9 replies on “Unf*%& Your Habitat: Why “Company Ready” is Just the Beginning”

Yup. I love this logic. Sometimes I think if I lived by myself it wouldn’t be so bad, but that is probably a lie. At least most of the time it is “company ready/me ready” about half the week- starting with the weekend, then slowly degrading between long days and unwashed dishes and I-live-in-the-northeast-in-winter boots. Then Thursday/Friday the list of chores on the whiteboard gets longer… Saturday morning is for brunch and cleaning and music. I do wish I could keep it “company ready/me ready” for longer, though.

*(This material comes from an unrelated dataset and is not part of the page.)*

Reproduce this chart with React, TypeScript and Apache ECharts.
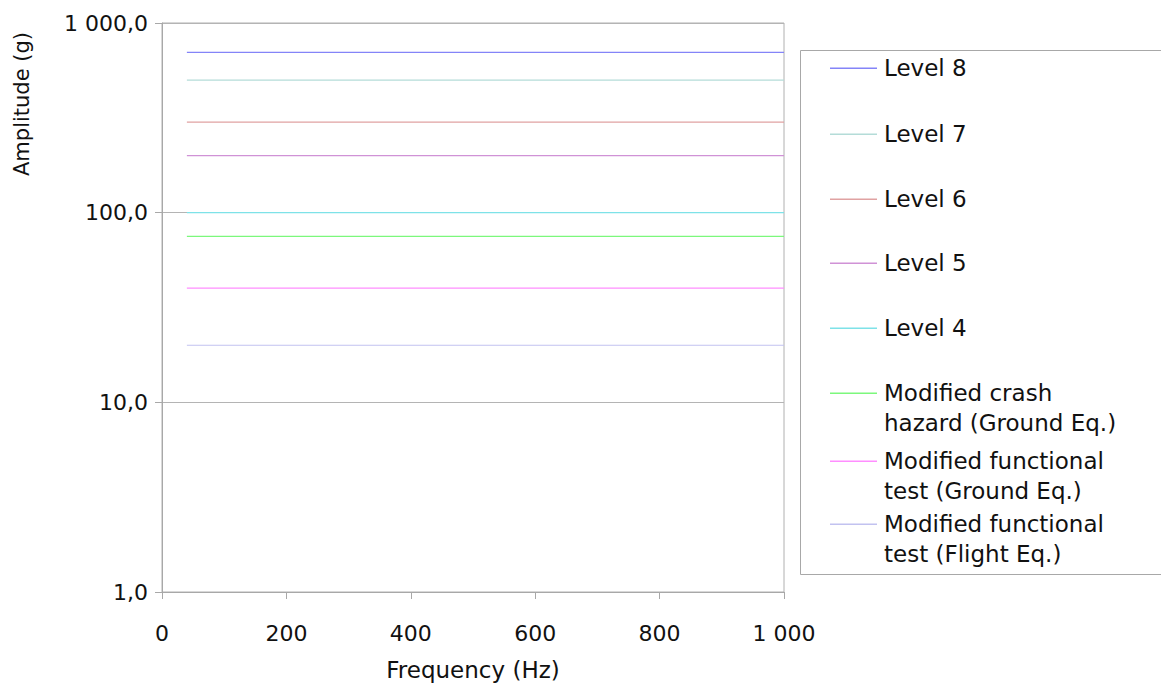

I like to leave the house “vacation ready”- though often I spend more time cleaning instead of packing pre-vacation. I’m always happy when I come home though.

A year or two ago I started working on the front entry way- keeping it presentable goes a long way to setting the tone of “everything in it’s place” for my family, plus unexpected pop-ins by the neighbors see the tidiest part of the house.

I like to keep my apartment, “Going on vacation ready.” Which is clean to the point that I would feel like I didn’t have to do anything if I came back from a long vacation.

That said, I’m pretty tidy generally. Cleaning is my procrastination of choice and when I’m feeling stressed, cleaning is what i do. I can’t control other people, but I can control the cleanliness of my floors! Cleaning might also be why I’ve never finished the next Great American novel.

We finally have a clean apartment again, and just in time too because until yesterday, we had yet to put away our Christmas loot or the piles of clean laundry that had been done over the holidays. We had to dodge and tiptoe around the apartment. It’s good that there is clear space everywhere now though because Mr. Dormouse is home with a nasty stomach bug and dodging piles of stuff while running to the bathroom is not optimal! (Our apartment is linear with the bedroom on one end and the bathroom on the opposite end.)

Anyway, I like your spin on “company ready.” I feel much better when our place is orderly and clean, why should I wait until my parents or friends come over to clean it all?